Skywalker: Close Encounters on the Appalachian Trail by Bill Walker
OK, basically I just love hearing people’s thru-hiking stories. Maybe I’m living vicariously. Whatever.
Called Again: A Story of Love and Triumph by Jennifer Pharr Davis
You may notice a theme here. What can I say, JPD is a shero.
Dead Men Hike No Trails by Rick McKinney
In the wake of a friend’s suicide, a man struggling with depression himself finds joy on the trail. Seems like good trial inspiration to me.
Walking with Spring: The First Thru-hike of the Appalachian Trail by Earl Victor Shaffer
I’ve heard a lot about this book. Seems iconic. Probably should read that.
Appalachian Trials: The Psychological and Emotional Guide to Successfully Thru-hiking the Appalachian Trail by Zach Davis
If you’re reading this on The Trek’s website (you are), then this choice is self-explanatory. If you don’t know why it’s self-explanatory just google it. (OK, I’ll tell you. Zach Davis runs this website.)

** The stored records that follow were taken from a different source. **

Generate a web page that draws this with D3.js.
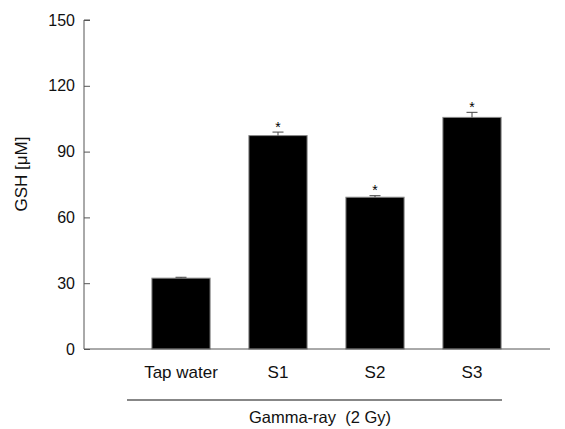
<!DOCTYPE html>
<html>
<head>
<meta charset="utf-8">
<script src="https://cdn.jsdelivr.net/npm/d3@7"></script>
<style>
  body { margin: 0; background: #fff; }
  svg { display: block; font-family: "Liberation Sans", Arial, sans-serif; }
</style>
</head>
<body>
<div id="chart"></div>
<script>
// values
const groups = ['Tap water', 'S1', 'S2', 'S3'];
const means = [32.3, 97.3, 69.2, 105.6];
const errors = [0.4, 1.6, 0.7, 2.3];
const significant = [false, true, true, true];
const yTicks = [0, 30, 60, 90, 120, 150];
const yLabel = 'GSH [\u03bcM]';
const groupLabel = 'Gamma-ray  (2 Gy)';

const width = 565, height = 429;
const axisLeft = 84, axisRight = 550, axisBottom = 349, axisTop = 20;

const svg = d3.select('#chart').append('svg')
    .attr('width', width)
    .attr('height', height);

const x = d3.scaleBand()
    .domain(groups)
    .range([132.5, 520.5])
    .paddingInner(0.4)
    .paddingOuter(0.2);

const y = d3.scaleLinear()
    .domain([0, 150])
    .range([axisBottom, axisTop]);

// bars
svg.selectAll('rect.bar')
    .data(groups)
    .enter()
    .append('rect')
    .attr('class', 'bar')
    .attr('x', d => x(d))
    .attr('width', x.bandwidth())
    .attr('y', (d, i) => y(means[i]))
    .attr('height', (d, i) => y(0) - y(means[i]))
    .attr('fill', '#000')
    .attr('stroke', '#888')
    .attr('stroke-width', 1);

// error bars (upper only) + significance stars
const errG = svg.append('g').attr('stroke', '#444').attr('stroke-width', 1);
groups.forEach((g, i) => {
    const cx = x(g) + x.bandwidth() / 2;
    const top = y(means[i] + errors[i]);
    errG.append('line')
        .attr('x1', cx).attr('x2', cx)
        .attr('y1', y(means[i])).attr('y2', top);
    errG.append('line')
        .attr('x1', cx - 5.5).attr('x2', cx + 5.5)
        .attr('y1', top).attr('y2', top);
    if (significant[i]) {
        svg.append('text')
            .attr('x', cx)
            .attr('y', top - 0.5)
            .attr('text-anchor', 'middle')
            .attr('font-size', 14)
            .attr('fill', '#000')
            .text('*');
    }
});

// y axis (ticks point inward)
const yAxis = svg.append('g')
    .attr('transform', `translate(${axisLeft},0)`)
    .call(d3.axisRight(y).tickValues(yTicks).tickSize(6).tickFormat(''));
yAxis.select('.domain').attr('d', `M6,${axisTop}H0V${axisBottom}`).attr('stroke', '#555');
yAxis.selectAll('.tick line').attr('stroke', '#555');

svg.append('g').selectAll('text')
    .data(yTicks)
    .enter()
    .append('text')
    .attr('x', axisLeft - 9)
    .attr('y', d => y(d))
    .attr('dy', '0.35em')
    .attr('text-anchor', 'end')
    .attr('font-size', 16)
    .attr('fill', '#111')
    .text(d => d);

// x axis line
svg.append('line')
    .attr('x1', axisLeft).attr('x2', axisRight)
    .attr('y1', axisBottom).attr('y2', axisBottom)
    .attr('stroke', '#555')
    .attr('stroke-width', 1);

// category labels
svg.append('g').selectAll('text')
    .data(groups)
    .enter()
    .append('text')
    .attr('x', d => x(d) + x.bandwidth() / 2)
    .attr('y', 378)
    .attr('text-anchor', 'middle')
    .attr('font-size', 17)
    .attr('fill', '#111')
    .text(d => d);

// group bracket line + label
svg.append('line')
    .attr('x1', 127).attr('x2', 502)
    .attr('y1', 400).attr('y2', 400)
    .attr('stroke', '#111')
    .attr('stroke-width', 1.2);

svg.append('text')
    .attr('x', 320)
    .attr('y', 423)
    .attr('text-anchor', 'middle')
    .attr('font-size', 16.5)
    .attr('fill', '#111')
    .style('white-space', 'pre')
    .text(groupLabel);

// y label
svg.append('text')
    .attr('transform', 'translate(27,174) rotate(-90)')
    .attr('text-anchor', 'middle')
    .attr('font-size', 17)
    .attr('fill', '#111')
    .text(yLabel);
</script>
</body>
</html>
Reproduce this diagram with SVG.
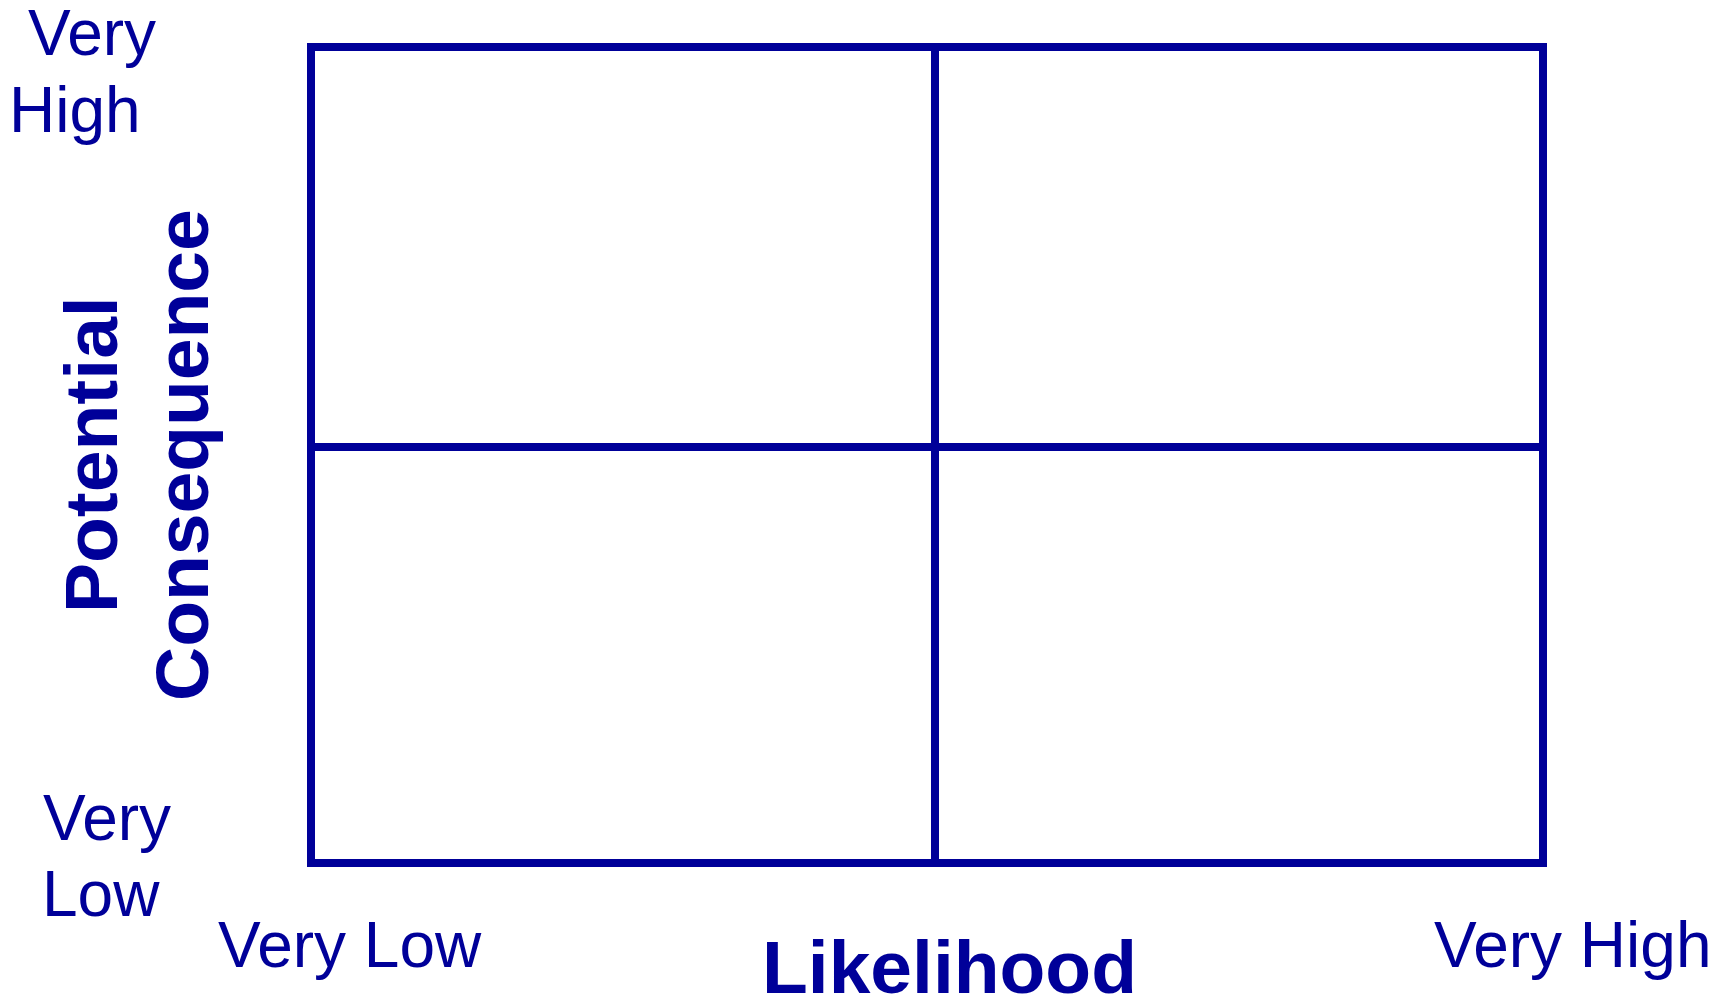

The AT Guide 2019 (or 2020) Northbound by David Miller
AWOL’s AT Guide is said to be the best, so this is an obvious must-read for my 2020 thru-hike preparations.
Bonus: While walking up and down the aisles of the public library I found a book called The Natural Navigator by Tristan Gooley. It’s about using clues from your surroundings to understand the geography around you and navigate yourself without the help of GPS or other technology. The book is meant to help people feel more in-tune with their surroundings. I haven’t reached past the first couple chapters yet, but it has helped me be more mindful when walking around outside.
What’s your go-to AT book? I’d love to hear more recommendations!